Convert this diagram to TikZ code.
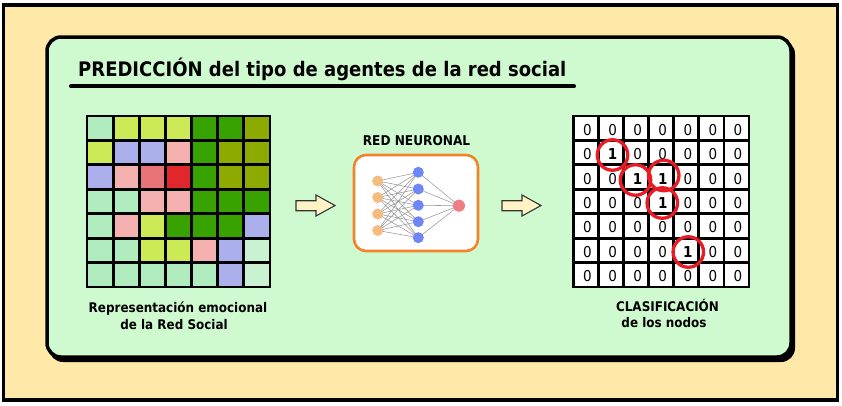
\documentclass[tikz,border=0pt]{standalone}
\usepackage{fontspec}
\setmainfont{DejaVu Sans}[FakeStretch=0.9]
\definecolor{outerbg}{RGB}{255,233,168}
\definecolor{panelbg}{RGB}{207,250,208}
\definecolor{cA}{RGB}{176,236,190}
\definecolor{cY}{RGB}{204,234,85}
\definecolor{cG}{RGB}{56,163,0}
\definecolor{cO}{RGB}{140,170,0}
\definecolor{cL}{RGB}{171,175,235}
\definecolor{cP}{RGB}{245,176,176}
\definecolor{cS}{RGB}{233,116,120}
\definecolor{cR}{RGB}{224,40,44}
\definecolor{cW}{RGB}{200,242,210}
\definecolor{nnorange}{RGB}{243,130,40}
\definecolor{inpc}{RGB}{246,187,126}
\definecolor{hidc}{RGB}{110,134,247}
\definecolor{outc}{RGB}{238,125,134}
\definecolor{ringred}{RGB}{232,28,36}
\definecolor{arrowfill}{RGB}{255,243,198}
\tikzset{
  gridline/.style={line width=2.8pt, line cap=rect},
  lbl/.style={font=\fontsize{13.3}{16}\selectfont\bfseries, inner sep=0, anchor=base},
  d0/.style={font=\fontsize{15}{17}\selectfont, inner sep=0},
  d1/.style={font=\fontsize{15}{17}\selectfont\bfseries, inner sep=0},
  ring/.style={circle, draw=ringred, line width=3.3pt, minimum size=30.5pt, inner sep=0},
  neuron/.style={circle, minimum size=11pt, inner sep=0},
  edge/.style={draw=gray!80, line width=0.55pt},
  blockarrow/.style={fill=arrowfill, draw=black!80, line width=1.1pt, line join=miter},
}
\begin{document}
\begin{tikzpicture}[x=1pt,y=-1pt]
\useasboundingbox (0,0) rectangle (842,405);
\fill[white] (0,0) rectangle (842,405);
% outer frame
\draw[fill=outerbg, line width=3.5pt] (3.5,5) rectangle (837.5,400);
% panel shadow and panel
\fill[black, rounded corners=14pt] (49,40) rectangle (795,362);
\draw[fill=panelbg, line width=3.5pt, rounded corners=14pt] (47,37) rectangle (791,357);
% title
\node[anchor=base west, font=\fontsize{20}{24}\selectfont\bfseries, inner sep=0] (title) at (78,76.5) {PREDICCIÓN del tipo de agentes de la red social};
\coordinate (ul1) at (71,86.3);
\coordinate (ul2) at (574,86.3);
\draw[line width=4pt, line cap=round] (ul1) -- (ul2);
% left grid
\foreach \row [count=\r from 0] in {{A,Y,Y,Y,G,G,O},{Y,L,L,P,G,O,O},{L,P,S,R,G,O,O},{A,A,P,P,G,G,G},{A,P,Y,G,G,G,L},{A,A,Y,Y,P,L,W},{A,A,A,A,A,L,W}}{
  \foreach \c [count=\k from 0] in \row {
    \fill[c\c] (87+\k*26.143,116+\r*24.43) rectangle ++(26.143,24.43);
  }
}
\foreach \i in {0,...,7}{
  \draw[gridline] (87+\i*26.143,116) -- (87+\i*26.143,287);
  \draw[gridline] (87,116+\i*24.43) -- (270,116+\i*24.43);
}
\node[lbl] (l1) at (178,312.5) {Representación emocional};
\node[lbl] (l2) at (174,329) {de la Red Social};
% neural net
\node[lbl, font=\fontsize{13.5}{16}\selectfont\bfseries] (nnt) at (416.5,145) {RED NEURONAL};
\draw[draw=nnorange, fill=white, line width=2.6pt, rounded corners=12pt] (354,155) rectangle (478,251);
\foreach \j/\y in {1/181,2/197.5,3/214,4/230.5}{ \coordinate (i\j) at (377.7,\y); }
\foreach \j/\y in {1/172.3,2/189,3/205.3,4/221.7,5/237.7}{ \coordinate (h\j) at (418.3,\y); }
\coordinate (o) at (459,205.7);
\foreach \a in {1,...,4}{ \foreach \b in {1,...,5}{ \draw[edge] (i\a) -- (h\b); } }
\foreach \b in {1,...,5}{ \draw[edge] (h\b) -- (o); }
\foreach \j in {1,...,4}{ \node[neuron, fill=inpc] (I\j) at (i\j) {}; }
\foreach \j in {1,...,5}{ \node[neuron, fill=hidc] (H\j) at (h\j) {}; }
\node[neuron, fill=outc, minimum size=12pt] (O) at (o) {};
% block arrows
\draw[blockarrow] (296,200.7) -- (316,200.7) -- (316,195) -- (335,205.5) -- (316,216) -- (316,210.7) -- (296,210.7) -- cycle;
\draw[blockarrow] (502,200.7) -- (522,200.7) -- (522,195) -- (541,205.5) -- (522,216) -- (522,210.7) -- (502,210.7) -- cycle;
% right grid
\fill[white] (573.5,116) rectangle (749,287);
\foreach \row [count=\r from 1] in {{0,0,0,0,0,0,0},{0,1,0,0,0,0,0},{0,0,1,1,0,0,0},{0,0,0,1,0,0,0},{0,0,0,0,0,0,0},{0,0,0,0,1,0,0},{0,0,0,0,0,0,0}}{
  \foreach \v [count=\c from 1] in \row {
    \node[d\v] (d-\r-\c) at (573.5+\c*25.07-12.54+1.5,116+\r*24.43-12.2+1.5) {\v};
  }
}
\foreach \i in {0,...,7}{
  \draw[gridline] (573.5+\i*25.07,116) -- (573.5+\i*25.07,287);
  \draw[gridline] (573.5,116+\i*24.43) -- (749,116+\i*24.43);
}
\node[ring] (k1) at (612.5,155) {};
\node[ring] (k2) at (635.5,180) {};
\node[ring] (k3) at (663.7,175.5) {};
\node[ring] (k4) at (662.3,203) {};
\node[ring] (k5) at (688.3,252) {};
\node[lbl] (r1) at (667.5,311) {CLASIFICACIÓN};
\node[lbl] (r2) at (664,327.7) {de los nodos};
\end{tikzpicture}
\end{document}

• • • •

• WHAT TO WORK ON:
Exclude the pictures, and transcribe all of the material exactly.

• EXPECTED OUTPUT:
Convert this diagram to TikZ code.
\documentclass[tikz,border=0pt]{standalone}
\usepackage{fontspec}
\setmainfont{DejaVu Sans}[FakeStretch=0.9]
\definecolor{outerbg}{RGB}{255,233,168}
\definecolor{panelbg}{RGB}{207,250,208}
\definecolor{cA}{RGB}{176,236,190}
\definecolor{cY}{RGB}{204,234,85}
\definecolor{cG}{RGB}{56,163,0}
\definecolor{cO}{RGB}{140,170,0}
\definecolor{cL}{RGB}{171,175,235}
\definecolor{cP}{RGB}{245,176,176}
\definecolor{cS}{RGB}{233,116,120}
\definecolor{cR}{RGB}{224,40,44}
\definecolor{cW}{RGB}{200,242,210}
\definecolor{nnorange}{RGB}{243,130,40}
\definecolor{inpc}{RGB}{246,187,126}
\definecolor{hidc}{RGB}{110,134,247}
\definecolor{outc}{RGB}{238,125,134}
\definecolor{ringred}{RGB}{232,28,36}
\definecolor{arrowfill}{RGB}{255,243,198}
\tikzset{
  gridline/.style={line width=2.8pt, line cap=rect},
  lbl/.style={font=\fontsize{13.3}{16}\selectfont\bfseries, inner sep=0, anchor=base},
  d0/.style={font=\fontsize{15}{17}\selectfont, inner sep=0},
  d1/.style={font=\fontsize{15}{17}\selectfont\bfseries, inner sep=0},
  ring/.style={circle, draw=ringred, line width=3.3pt, minimum size=30.5pt, inner sep=0},
  neuron/.style={circle, minimum size=11pt, inner sep=0},
  edge/.style={draw=gray!80, line width=0.55pt},
  blockarrow/.style={fill=arrowfill, draw=black!80, line width=1.1pt, line join=miter},
}
\begin{document}
\begin{tikzpicture}[x=1pt,y=-1pt]
\useasboundingbox (0,0) rectangle (842,405);
\fill[white] (0,0) rectangle (842,405);
% outer frame
\draw[fill=outerbg, line width=3.5pt] (3.5,5) rectangle (837.5,400);
% panel shadow and panel
\fill[black, rounded corners=14pt] (49,40) rectangle (795,362);
\draw[fill=panelbg, line width=3.5pt, rounded corners=14pt] (47,37) rectangle (791,357);
% title
\node[anchor=base west, font=\fontsize{20}{24}\selectfont\bfseries, inner sep=0] (title) at (78,76.5) {PREDICCIÓN del tipo de agentes de la red social};
\coordinate (ul1) at (71,86.3);
\coordinate (ul2) at (574,86.3);
\draw[line width=4pt, line cap=round] (ul1) -- (ul2);
% left grid
\foreach \row [count=\r from 0] in {{A,Y,Y,Y,G,G,O},{Y,L,L,P,G,O,O},{L,P,S,R,G,O,O},{A,A,P,P,G,G,G},{A,P,Y,G,G,G,L},{A,A,Y,Y,P,L,W},{A,A,A,A,A,L,W}}{
  \foreach \c [count=\k from 0] in \row {
    \fill[c\c] (87+\k*26.143,116+\r*24.43) rectangle ++(26.143,24.43);
  }
}
\foreach \i in {0,...,7}{
  \draw[gridline] (87+\i*26.143,116) -- (87+\i*26.143,287);
  \draw[gridline] (87,116+\i*24.43) -- (270,116+\i*24.43);
}
\node[lbl] (l1) at (178,312.5) {Representación emocional};
\node[lbl] (l2) at (174,329) {de la Red Social};
% neural net
\node[lbl, font=\fontsize{13.5}{16}\selectfont\bfseries] (nnt) at (416.5,145) {RED NEURONAL};
\draw[draw=nnorange, fill=white, line width=2.6pt, rounded corners=12pt] (354,155) rectangle (478,251);
\foreach \j/\y in {1/181,2/197.5,3/214,4/230.5}{ \coordinate (i\j) at (377.7,\y); }
\foreach \j/\y in {1/172.3,2/189,3/205.3,4/221.7,5/237.7}{ \coordinate (h\j) at (418.3,\y); }
\coordinate (o) at (459,205.7);
\foreach \a in {1,...,4}{ \foreach \b in {1,...,5}{ \draw[edge] (i\a) -- (h\b); } }
\foreach \b in {1,...,5}{ \draw[edge] (h\b) -- (o); }
\foreach \j in {1,...,4}{ \node[neuron, fill=inpc] (I\j) at (i\j) {}; }
\foreach \j in {1,...,5}{ \node[neuron, fill=hidc] (H\j) at (h\j) {}; }
\node[neuron, fill=outc, minimum size=12pt] (O) at (o) {};
% block arrows
\draw[blockarrow] (296,200.7) -- (316,200.7) -- (316,195) -- (335,205.5) -- (316,216) -- (316,210.7) -- (296,210.7) -- cycle;
\draw[blockarrow] (502,200.7) -- (522,200.7) -- (522,195) -- (541,205.5) -- (522,216) -- (522,210.7) -- (502,210.7) -- cycle;
% right grid
\fill[white] (573.5,116) rectangle (749,287);
\foreach \row [count=\r from 1] in {{0,0,0,0,0,0,0},{0,1,0,0,0,0,0},{0,0,1,1,0,0,0},{0,0,0,1,0,0,0},{0,0,0,0,0,0,0},{0,0,0,0,1,0,0},{0,0,0,0,0,0,0}}{
  \foreach \v [count=\c from 1] in \row {
    \node[d\v] (d-\r-\c) at (573.5+\c*25.07-12.54+1.5,116+\r*24.43-12.2+1.5) {\v};
  }
}
\foreach \i in {0,...,7}{
  \draw[gridline] (573.5+\i*25.07,116) -- (573.5+\i*25.07,287);
  \draw[gridline] (573.5,116+\i*24.43) -- (749,116+\i*24.43);
}
\node[ring] (k1) at (612.5,155) {};
\node[ring] (k2) at (635.5,180) {};
\node[ring] (k3) at (663.7,175.5) {};
\node[ring] (k4) at (662.3,203) {};
\node[ring] (k5) at (688.3,252) {};
\node[lbl] (r1) at (667.5,311) {CLASIFICACIÓN};
\node[lbl] (r2) at (664,327.7) {de los nodos};
\end{tikzpicture}
\end{document}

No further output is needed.